Kim Jong-il had been brought along the same way by his father, who groomed him over the last 14 years of his life to take over both the country’s military and the ruling Workers’ Party, the parallel power structures that make up the state. Because of his father’s failing health, Kim Jong-un’s training has been much more hurried, and much less complete.

The apprenticeship came to a sudden end Saturday (although the world didn’t learn about it until late Sunday), when Kim Jong-il died of what the official Korean Central News Agency called the “great mental and physical strain” of caring for the country. He was also said to have suffered a massive heart attack.

KCNA quickly followed that report with the news that Kim Jong-un – who is believed to be either 27 or 28 years old – was now in charge of the world’s most isolated and unpredictable state. “Under the leadership of Kim Jong-un we should turn our sorrow into strength and courage and overcome the present difficulties,” read the bulletin. “No force on Earth can check the revolutionary advance of our party, army and people under the wise leadership of Kim Jong-un.”

At first he’s expected to rely heavily on his uncle, 65-year-old Jang Song-Taek, for advice and to help him consolidate power. General Ri Yong-ho, co-vice-chairman of the Central Military Commission may also be a key ally, or a dangerous rival. Mr. Kim’s two older brothers, whom Kim Jong-il passed over as unfit to rule, harbour unknown feelings toward their younger sibling, the “Great Successor.”

“Succession in a communist state always is a dangerous time.
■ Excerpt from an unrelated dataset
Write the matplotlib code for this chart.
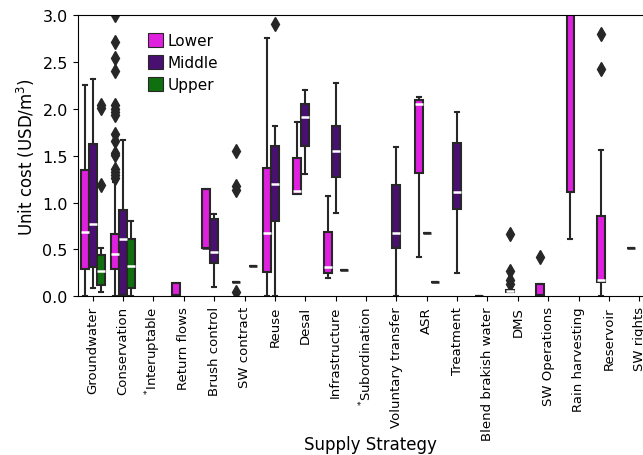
import matplotlib
matplotlib.use("Agg")
import matplotlib.pyplot as plt
from matplotlib.patches import Patch

categories = ["Groundwater", "Conservation", "$^{\\mathrm{*}}$Interuptable", "Return flows",
              "Brush control", "SW contract", "Reuse", "Desal", "Infrastructure",
              "$^{\\mathrm{*}}$Subordination", "Voluntary transfer", "ASR", "Treatment",
              "Blend brakish water", "DMS", "SW Operations", "Rain harvesting",
              "Reservoir", "SW rights"]
hues = ["Lower", "Middle", "Upper"]

# (whislo, q1, med, q3, whishi) per category, None = no data
lower_stats = [
    (0.0, 0.29, 0.69, 1.35, 2.25),
    (0.0, 0.29, 0.45, 0.66, 1.22),
    None,
    (0.01, 0.01, 0.01, 0.14, 0.14),
    (0.51, 0.51, 0.51, 1.14, 1.14),
    (0.15, 0.15, 0.15, 0.15, 0.15),
    (0.0, 0.26, 0.67, 1.37, 2.76),
    (1.09, 1.09, 1.12, 1.48, 1.86),
    (0.20, 0.25, 0.31, 0.69, 1.07),
    None,
    None,
    (0.42, 1.32, 2.05, 2.09, 2.13),
    None,
    (0.005, 0.005, 0.005, 0.005, 0.005),
    (0.05, 0.05, 0.06, 0.07, 0.07),
    (0.01, 0.01, 0.01, 0.13, 0.13),
    (0.61, 1.11, 3.3, 3.6, 4.0),
    (0.0, 0.15, 0.17, 0.86, 1.56),
    (0.51, 0.51, 0.51, 0.51, 0.51),
]
middle_stats = [
    (0.09, 0.31, 0.77, 1.62, 2.32),
    (0.0, 0.01, 0.61, 0.92, 1.67),
    None, None,
    (0.10, 0.36, 0.47, 0.82, 0.88),
    None,
    (0.0, 0.80, 1.20, 1.60, 1.82),
    (1.30, 1.60, 1.91, 2.05, 2.20),
    (0.89, 1.27, 1.55, 1.82, 2.28),
    None,
    (0.0, 0.51, 0.67, 1.19, 1.59),
    (0.67, 0.67, 0.67, 0.67, 0.67),
    (0.25, 0.93, 1.11, 1.64, 1.97),
    None, None, None, None, None, None,
]
upper_stats = [
    (0.05, 0.12, 0.27, 0.44, 0.52),
    (0.0, 0.09, 0.32, 0.61, 0.80),
    None, None, None,
    (0.32, 0.32, 0.32, 0.32, 0.32),
    None, None,
    (0.28, 0.28, 0.28, 0.28, 0.28),
    None, None,
    (0.15, 0.15, 0.15, 0.15, 0.15),
    None, None, None, None, None, None, None,
]
# outliers: {category index: [values]}
lower_fliers = {
    1: [3.0, 2.71, 2.54, 2.40, 2.04, 2.00, 1.97, 1.93, 1.73, 1.66, 1.53, 1.51,
        1.36, 1.33, 1.29, 1.26],
    5: [1.55, 1.18, 1.13, 0.05],
    14: [0.66, 0.27, 0.17, 0.13],
    15: [0.42],
    17: [2.80, 2.42],
}
middle_fliers = {6: [2.90]}
upper_fliers = {0: [2.04, 2.01, 1.19]}

colors = ["#df20df", "#491072", "#107010"]
gray = "#272727"

fig = plt.figure(figsize=(6.43, 4.56), dpi=100)
ax = fig.add_axes([77.5 / 643, 1 - 297.3 / 456, (654.5 - 77.5) / 643, (297.3 - 16) / 456])

all_stats = [lower_stats, middle_stats, upper_stats]
all_fliers = [lower_fliers, middle_fliers, upper_fliers]
nest = 0.8 / 3
for h in range(3):
    stats, pos = [], []
    for i, s in enumerate(all_stats[h]):
        if s is None:
            continue
        wl, q1, med, q3, wh = s
        stats.append(dict(whislo=wl, q1=q1, med=med, q3=q3, whishi=wh,
                          fliers=all_fliers[h].get(i, [])))
        pos.append(i + (h - 1) * nest)
    res = ax.bxp(stats, positions=pos, widths=nest * 0.98, patch_artist=True,
                 manage_ticks=False,
                 boxprops=dict(facecolor=colors[h], edgecolor=gray, linewidth=1.5),
                 medianprops=dict(color="white", linewidth=1.8),
                 whiskerprops=dict(color=gray, linewidth=1.5),
                 capprops=dict(color=gray, linewidth=1.5),
                 flierprops=dict(marker="d", markerfacecolor=gray, markeredgecolor=gray,
                                 markersize=7, linestyle="none"))
    for st, ml in zip(stats, res["medians"]):
        if st["med"] == st["q1"] or st["med"] == st["q3"]:
            ml.set_color(gray)

ax.set_xlim(-0.5, len(categories) - 0.5)
ax.set_ylim(0, 3.0)
ax.set_xticks(range(len(categories)))
ax.set_xticklabels(categories, rotation=90, fontsize=9.5)
ax.set_yticks([0, 0.5, 1.0, 1.5, 2.0, 2.5, 3.0])
ax.set_yticklabels(["0.0", "0.5", "1.0", "1.5", "2.0", "2.5", "3.0"], fontsize=11.5)
ax.set_ylabel("Unit cost (USD/m$^3$)", fontsize=12)
ax.set_xlabel("Supply Strategy", fontsize=12)
ax.xaxis.set_label_coords((370 - 77.5) / 577, (297.3 - 436) / 281.3)

handles = [Patch(facecolor=c, edgecolor=gray, linewidth=0.8, label=l) for c, l in zip(colors, hues)]
ax.legend(handles=handles, loc="upper left", bbox_to_anchor=(0.098, 0.985), frameon=False,
          fontsize=11, handlelength=1.0, handleheight=1.0, handletextpad=0.3,
          labelspacing=0.45)

fig.savefig("out.png", dpi=100)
There are immediate and longer-term grounds for concern,” wrote the KGS NightWatch intelligence service. The short-term worry was that both North and South Korea were expected to put their militaries on heightened alert to guard against provocations from the other side. “The longer term concern is the pressure on the new leader to prove himself.”

Kim Jong-un’s first task will be to head the committee that will oversee a funeral for his father on Dec. 28 that will surely be both over the top and well beyond what North Koreans can afford.
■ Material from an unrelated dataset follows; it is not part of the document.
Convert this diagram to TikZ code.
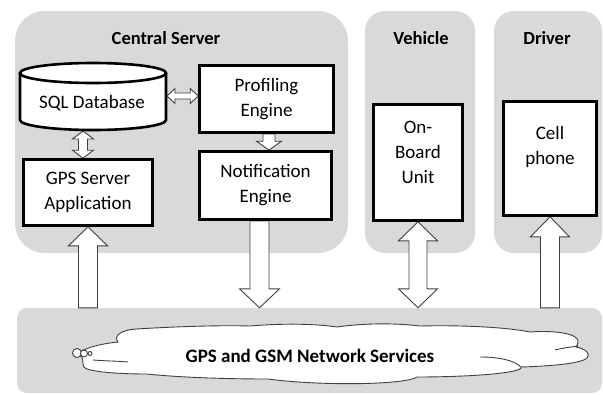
\documentclass[tikz,border=0pt]{standalone}
\usepackage{fontspec}
\setmainfont{Carlito}
\usetikzlibrary{calc}

\definecolor{panelgray}{HTML}{D9D9D9}
\definecolor{edgegray}{HTML}{404040}

\pgfdeclarelayer{panellayer}
\pgfdeclarelayer{arrowlayer}
\pgfsetlayers{panellayer,arrowlayer,main}

\tikzset{
  panel/.style={fill=panelgray, draw=none, inner sep=0pt},
  box/.style={draw=black, line width=2.6pt, fill=white, inner sep=0pt},
  lbl/.style={font=\fontsize{19}{25}\selectfont, align=center, inner sep=0pt},
  heading/.style={font=\fontsize{18.5}{22}\selectfont\bfseries, inner sep=0pt},
  fatarrow/.style={draw=edgegray, line width=0.9pt, fill=white, line join=miter},
  cloudline/.style={draw=edgegray, line width=0.9pt}
}

% block arrow from tail #1 to tip #2: shaft half width #3, head half width #4, head length #5
\newcommand\blockarrow[5]{%
  \draw[fatarrow] let \p1=(#1), \p2=(#2), \p3=($(#2)!#5!(#1)$) in
    (\x1-#3,\y1) -- (\x1-#3,\y3) -- (\x1-#4,\y3) -- (\x1,\y2)
    -- (\x1+#4,\y3) -- (\x1+#3,\y3) -- (\x1+#3,\y1) -- cycle;}
% vertical block arrow with a head at both ends
\newcommand\blockdouble[5]{%
  \draw[fatarrow] let \p1=(#1), \p2=(#2), \p3=($(#1)!#5!(#2)$), \p4=($(#2)!#5!(#1)$) in
    (\x1,\y1) -- (\x1+#4,\y3) -- (\x1+#3,\y3) -- (\x1+#3,\y4) -- (\x1+#4,\y4)
    -- (\x1,\y2) -- (\x1-#4,\y4) -- (\x1-#3,\y4) -- (\x1-#3,\y3) -- (\x1-#4,\y3) -- cycle;}
% horizontal block arrow with a head at both ends
\newcommand\blockdoubleh[5]{%
  \draw[fatarrow] let \p1=(#1), \p2=(#2), \p3=($(#1)!#5!(#2)$), \p4=($(#2)!#5!(#1)$) in
    (\x1,\y1) -- (\x3,\y1+#4) -- (\x3,\y1+#3) -- (\x4,\y1+#3) -- (\x4,\y1+#4)
    -- (\x2,\y1) -- (\x4,\y1-#4) -- (\x4,\y1-#3) -- (\x3,\y1-#3) -- (\x3,\y1-#4) -- cycle;}

\begin{document}
\begin{tikzpicture}[x=1pt,y=-1pt]
\useasboundingbox (0,0) rectangle (603,394);

% grey group panels
\begin{pgfonlayer}{panellayer}
  \node[panel, rounded corners=30pt, minimum width=333pt, minimum height=242pt] (central) at (181.5,132) {};
  \node[panel, rounded corners=20pt, minimum width=110pt, minimum height=242pt] (vehicle) at (420,132) {};
  \node[panel, rounded corners=20pt, minimum width=108pt, minimum height=242pt] (driver) at (548,132) {};
  \node[panel, rounded corners=10pt, minimum width=585pt, minimum height=85pt] (band) at (309.5,350.5) {};
\end{pgfonlayer}

% group headings
\node[heading] (csT) at (166,38) {Central Server};
\node[heading] (vehT) at (421,38) {Vehicle};
\node[heading] (drvT) at (547,38) {Driver};

% database cylinder
\filldraw[box] (20,73) -- (20,120) arc[start angle=180, end angle=0, x radius=73, y radius=10] -- (166,73);
\filldraw[box] (93,73) ellipse[x radius=73, y radius=10];
\node[lbl] (sql) at (92,103) {SQL Database};
\coordinate (sqlE) at (167,96);
\coordinate (sqlS) at (83,131);

% component boxes
\node[box, lbl, minimum width=134pt, minimum height=67pt] (prof) at (266.5,99) {Profiling\\Engine};
\node[box, lbl, minimum width=132pt, minimum height=68pt] (notif) at (265.5,185.5) {Notification\\Engine};
\node[box, lbl, minimum width=129pt, minimum height=66pt] (gps) at (88,192.5) {GPS Server\\Application};
\node[box, minimum width=89pt, minimum height=116pt] (obu) at (418,162.5) {};
\node[lbl] (obuT) at (418,152) {On-\\Board\\Unit};
\node[box, minimum width=93pt, minimum height=114pt] (cell) at (550,158.5) {};
\node[lbl] (cellT) at (550,147) {Cell\\phone};

% network cloud
\draw[cloudline, fill=white]
  (86,349) .. controls (96,345) and (108,343) .. (118,342)
  .. controls (113,336) and (121,330) .. (136,329)
  .. controls (170,327) and (215,325) .. (250,326)
  .. controls (285,323) and (318,324) .. (337,327)
  .. controls (365,323) and (395,323) .. (420,326)
  .. controls (460,325) and (505,327) .. (530,332)
  .. controls (556,330) and (578,334) .. (578,341)
  .. controls (578,344) and (577,346) .. (576,347)
  .. controls (586,349) and (591,354) .. (587,358)
  .. controls (582,363) and (555,366) .. (521,367)
  .. controls (524,373) and (470,377) .. (417,377)
  .. controls (405,385) and (320,386) .. (268,379)
  .. controls (220,379) and (175,377) .. (147,374)
  .. controls (112,374) and (86,371) .. (84,367)
  .. controls (82,363) and (84,358) .. (80,355)
  .. controls (80,352) and (82,350) .. (86,349) -- cycle;
\draw[cloudline] (93,360) .. controls (105,361) and (118,361) .. (128,362);
\draw[cloudline] (555,350) .. controls (563,348) and (571,347) .. (578,346);
\draw[cloudline] (480,357) .. controls (498,357) and (514,360) .. (521,367);
\draw[cloudline, fill=white] (77,353) circle[radius=4.5];
\draw[cloudline, fill=white] (84,353.5) circle[radius=3.5];
\draw[cloudline, fill=white] (90,353.5) circle[radius=2];
\node[heading, font=\fontsize{19}{22}\selectfont\bfseries] (net) at (310,356) {GPS and GSM Network Services};

% block arrows between components
\coordinate (nd) at ($(notif.south)+(-6,0)$);
\coordinate (pd) at ($(prof.south)+(2.5,0)$);
\begin{pgfonlayer}{arrowlayer}
  \blockarrow{gps.south |- band.north}{gps.south}{9.5pt}{19.5pt}{19pt}
  \blockarrow{nd}{nd |- band.north}{9.5pt}{20pt}{19pt}
  \blockdouble{obu.south}{obu.south |- band.north}{9pt}{19.5pt}{19pt}
  \blockarrow{cell.south |- band.north}{cell.south}{9.5pt}{19.5pt}{20pt}
  \blockdoubleh{sqlE}{sqlE -| prof.west}{3pt}{7.5pt}{8pt}
  \blockdouble{sqlS}{sqlS |- gps.north}{4.5pt}{10.5pt}{8pt}
  \blockarrow{pd}{pd |- notif.north}{6pt}{12.5pt}{9pt}
\end{pgfonlayer}
\end{tikzpicture}
\end{document}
Then, the Young General will have to start leading. The 100th anniversary of his grandfather’s birth is on April 15, meaning he has four months to achieve the impossible, or to come up with an excuse for why North Korea will be anything but a “strong and prosperous” state.

Brace for turbulence.

The heir of Kim Jong-il

Kim Jong-un

Birth: Thought to be late 1983, or early 1984.

Mother: Ko Young-hui, a Japanese-born Korean dancer who died in 2004. She was said to be the favourite consort of Kim Jong-il.

Education: Military science at university in North Korea 2002-2006. Before that, he attended an international high school in Switzerland, but left at age 15 without taking the graduation exams. He was said to be shy, but liked sports and was on the basketball and swimming teams. North Koreans have been told he speaks several foreign languages, including English, and is a whiz at computing and technology.

Role: He was made a four-star general, given senior posts in the ruling party, and put in charge of the secret police in September of 2010.

Personal life: There is a rumour that he is married, but it is not officially confirmed.